C. B. Cette question est principale. Georges Perec est obsédé par la question du manque et du faux. Il lui manque sa mère et surtout le souvenir de sa mère. Il construit toute son œuvre autour de ses deux oublis. L’autobiographie au cœur du livre W s’édifie sur une cassure, la page blanche où l’on y trouve une parenthèse avec ses trois points de suspension. Une continuité de son histoire manque. Très souvent ses livres sont divisés en deux. On commence une histoire. Une autre est racontée ensuite. Enfin, ce n’est pas un hasard si son premier livre, le Condotiere, est le récit d’un faussaire. Cette thématique du faux est reprise à la fin de sa vie dans Le Cabinet d’amateur qui est encore une histoire de faux dans la représentation. Georges Perec a souvent évoqué le fait qu’il copiait, plagiait, s’inspirait des autres. Il utilise la copie abondamment dans La vie mode d’emploi. Au final, il a instrumenté le faux pour dire une vérité de lui-même.
D. S. Cette figure serait-elle inspirée par son amour du cinéma ?
C. B. Le cinéma a joué un rôle secret, important dans la construction de son imaginaire. Tout ce qui relève de l’image a été essentiel si l’on se rappelle qu’il a perdu l’image de sa mère.
D. S. Quels sont les rôles de la mémoire et de l’oubli dans l’œuvre de Perec ?
C. B. Puisqu’il a oublié ce qu’il n’aurait jamais dû oublier et se vit comme porteur d’une amnésie coupable, il va devenir hypermnésique. Il s’efforce alors de stocker un maximum d’informations dans sa mémoire de façon saisissante. Le mode d’emploi d’une vie serait de conserver ce qu’il serait possible. Cette mémoire devient un instrument de savoir, de description du monde, la mémoire est arpentée autant qu’il arpente les rues de Paris au gré de sa déambulation dans Espèce d’espaces. Quant à Je me souviens, il se détache toujours sur fond d’oubli. D’où une question élémentaire. Comment chacun gère sa mémoire et son fond d’oubli ? Il y répond de manière élémentaire et par là-même incisive.

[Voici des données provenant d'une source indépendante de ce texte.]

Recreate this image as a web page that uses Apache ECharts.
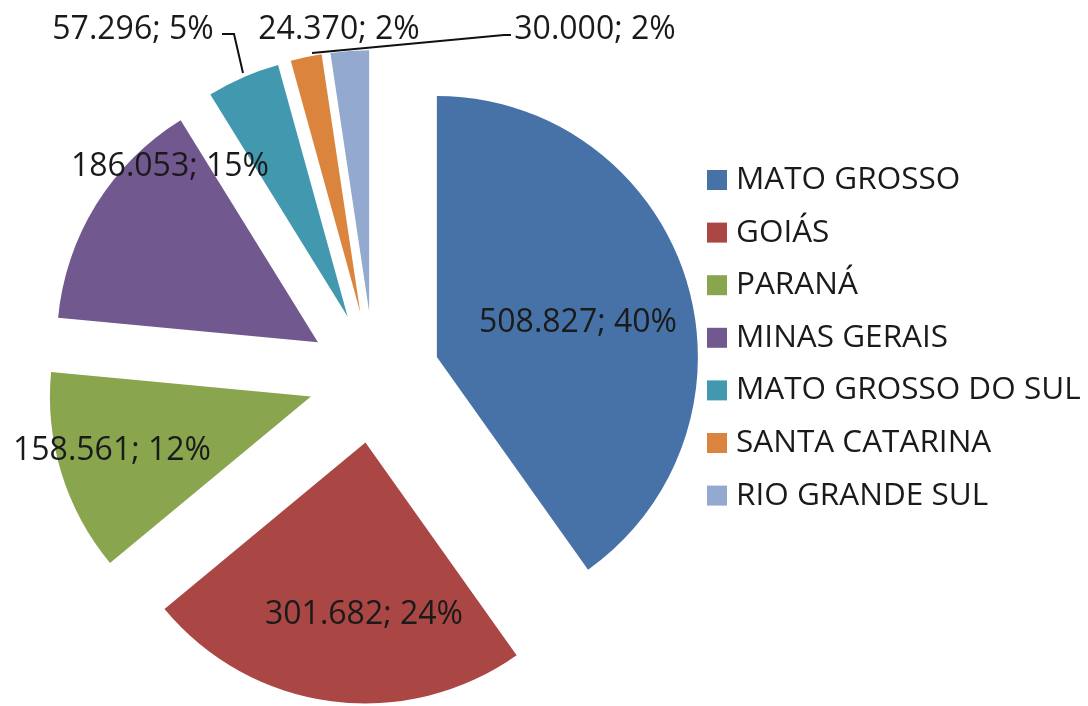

D. S. Quel a été l’apport de la psychanalyse dans l’œuvre de Georges Pérec ?
C. B. C’est unique en littérature. Je ne crois pas qu’un autre écrivain ait autant été labouré, travaillé, remué par la psychanalyse. Cette discipline aura été l’un des grands évènements de la seconde moitié du XXe siècle. Georges Bataille, Raymond Queneau, Michel Leiris ont aussi rencontré la psychanalyse. Mais Georges Perec a écrit l’un des plus beaux textes sur l’analyse dans les Lieux d’une ruse. Il insiste davantage sur le rituel, l’aspect monotone, terne des séances que sur le moment de révélation où l’analysant aurait enfin tout compris. Cette interrogation analytique n’a cessé de le poursuivre souterrainement comme l’autre question essentielle pour Georges Perec, à savoir : « Qu’est-ce que pour moi être juif ? » C’est évoqué admirablement dans Ellis Island. Cette thématique est revitalisée, travaillée à travers l’analyse. Il ne peut le faire que de la façon la plus secrète dans le cabinet d’un psychanalyste. Il a été par ailleurs entendu de manière bouleversante par JB Pontalis qui décrit « la capsule de pensée qui lui tenait lieu de corps ». On peut parler ici d’aventure psychique. Une aventure unique en littérature.